# [REQUEST]
Read the entries below and pull out each line with the string "this".

========

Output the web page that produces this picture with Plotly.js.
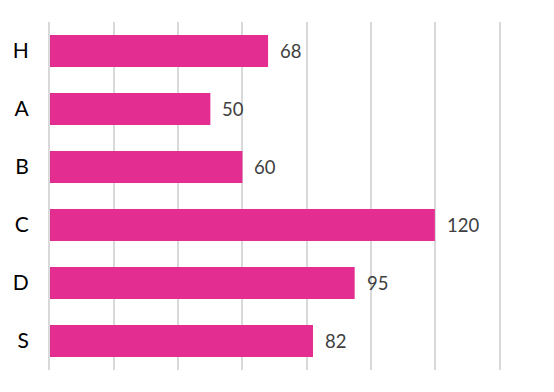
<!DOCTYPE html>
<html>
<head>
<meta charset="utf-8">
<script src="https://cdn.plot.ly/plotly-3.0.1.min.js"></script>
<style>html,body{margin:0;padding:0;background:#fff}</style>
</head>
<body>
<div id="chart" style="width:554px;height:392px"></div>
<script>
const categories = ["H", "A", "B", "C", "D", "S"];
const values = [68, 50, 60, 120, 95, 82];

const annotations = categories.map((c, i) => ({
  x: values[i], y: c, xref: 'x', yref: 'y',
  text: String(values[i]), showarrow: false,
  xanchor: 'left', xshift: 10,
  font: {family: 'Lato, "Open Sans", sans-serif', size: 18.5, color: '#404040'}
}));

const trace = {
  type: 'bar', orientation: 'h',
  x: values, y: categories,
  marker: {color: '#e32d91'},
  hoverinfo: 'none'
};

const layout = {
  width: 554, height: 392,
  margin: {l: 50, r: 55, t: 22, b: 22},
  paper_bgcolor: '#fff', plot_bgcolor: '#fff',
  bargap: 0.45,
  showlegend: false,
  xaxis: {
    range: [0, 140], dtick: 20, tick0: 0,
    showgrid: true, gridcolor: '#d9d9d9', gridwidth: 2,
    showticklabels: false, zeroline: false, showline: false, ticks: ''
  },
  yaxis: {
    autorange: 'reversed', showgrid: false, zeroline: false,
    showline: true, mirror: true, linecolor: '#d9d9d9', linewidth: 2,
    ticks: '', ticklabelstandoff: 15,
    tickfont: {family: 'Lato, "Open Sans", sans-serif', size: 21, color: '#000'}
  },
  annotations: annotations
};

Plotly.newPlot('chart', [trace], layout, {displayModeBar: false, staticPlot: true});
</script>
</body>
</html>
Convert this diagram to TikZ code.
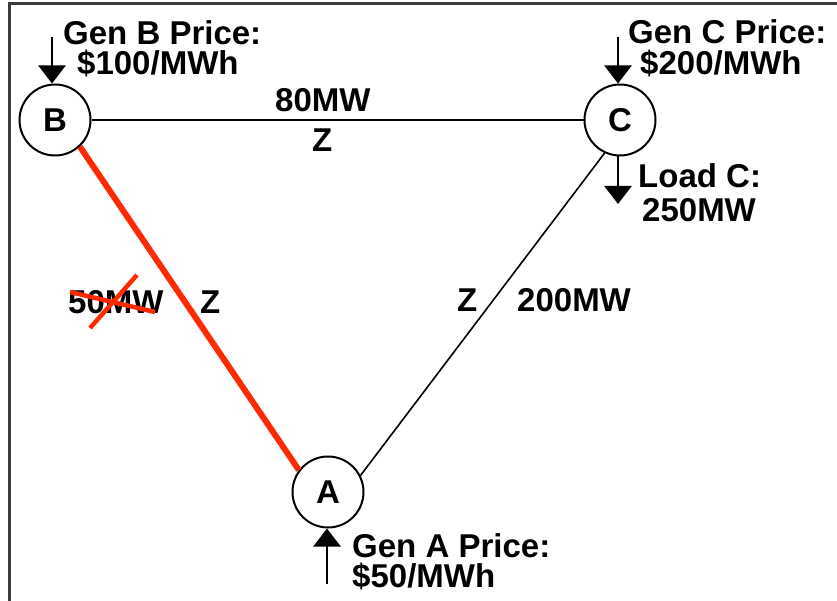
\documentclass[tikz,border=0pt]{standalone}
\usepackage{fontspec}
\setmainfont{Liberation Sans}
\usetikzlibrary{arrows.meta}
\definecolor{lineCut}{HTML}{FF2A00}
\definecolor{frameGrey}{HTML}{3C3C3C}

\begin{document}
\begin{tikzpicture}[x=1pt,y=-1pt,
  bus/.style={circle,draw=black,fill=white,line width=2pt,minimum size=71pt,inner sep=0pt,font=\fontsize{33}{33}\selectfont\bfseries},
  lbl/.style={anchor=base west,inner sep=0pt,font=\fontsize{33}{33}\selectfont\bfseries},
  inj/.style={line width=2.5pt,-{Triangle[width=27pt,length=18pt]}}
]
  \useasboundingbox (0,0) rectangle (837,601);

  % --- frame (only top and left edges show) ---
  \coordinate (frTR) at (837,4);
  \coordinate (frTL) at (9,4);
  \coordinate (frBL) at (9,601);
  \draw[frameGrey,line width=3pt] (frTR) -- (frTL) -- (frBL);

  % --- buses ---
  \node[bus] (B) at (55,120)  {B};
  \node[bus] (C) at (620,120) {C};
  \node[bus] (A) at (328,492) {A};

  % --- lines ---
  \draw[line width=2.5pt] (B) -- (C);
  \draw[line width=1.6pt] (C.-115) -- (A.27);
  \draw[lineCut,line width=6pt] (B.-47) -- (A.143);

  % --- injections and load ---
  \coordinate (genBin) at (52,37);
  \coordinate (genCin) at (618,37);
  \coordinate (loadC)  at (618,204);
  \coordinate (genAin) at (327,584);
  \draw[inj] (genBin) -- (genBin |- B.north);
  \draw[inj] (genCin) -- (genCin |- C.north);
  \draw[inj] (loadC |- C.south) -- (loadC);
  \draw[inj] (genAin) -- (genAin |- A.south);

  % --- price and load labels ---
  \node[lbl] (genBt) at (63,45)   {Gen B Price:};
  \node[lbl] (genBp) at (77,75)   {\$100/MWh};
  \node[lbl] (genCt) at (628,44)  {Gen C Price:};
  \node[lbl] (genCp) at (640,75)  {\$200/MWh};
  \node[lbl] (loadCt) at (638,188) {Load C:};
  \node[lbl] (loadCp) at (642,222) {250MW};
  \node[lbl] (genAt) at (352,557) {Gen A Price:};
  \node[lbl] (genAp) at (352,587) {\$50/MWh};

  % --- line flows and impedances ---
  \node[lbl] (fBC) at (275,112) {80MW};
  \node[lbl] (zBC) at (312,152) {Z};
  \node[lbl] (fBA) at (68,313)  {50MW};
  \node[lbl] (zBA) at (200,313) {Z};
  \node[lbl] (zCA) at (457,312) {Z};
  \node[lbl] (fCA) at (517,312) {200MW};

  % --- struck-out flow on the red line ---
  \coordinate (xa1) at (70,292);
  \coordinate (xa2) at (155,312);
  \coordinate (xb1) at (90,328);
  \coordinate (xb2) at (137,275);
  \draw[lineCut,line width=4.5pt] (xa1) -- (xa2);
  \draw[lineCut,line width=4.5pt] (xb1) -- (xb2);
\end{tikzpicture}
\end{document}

========

# [THE ANSWER]
Output the web page that produces this picture with Plotly.js.
Convert this diagram to TikZ code.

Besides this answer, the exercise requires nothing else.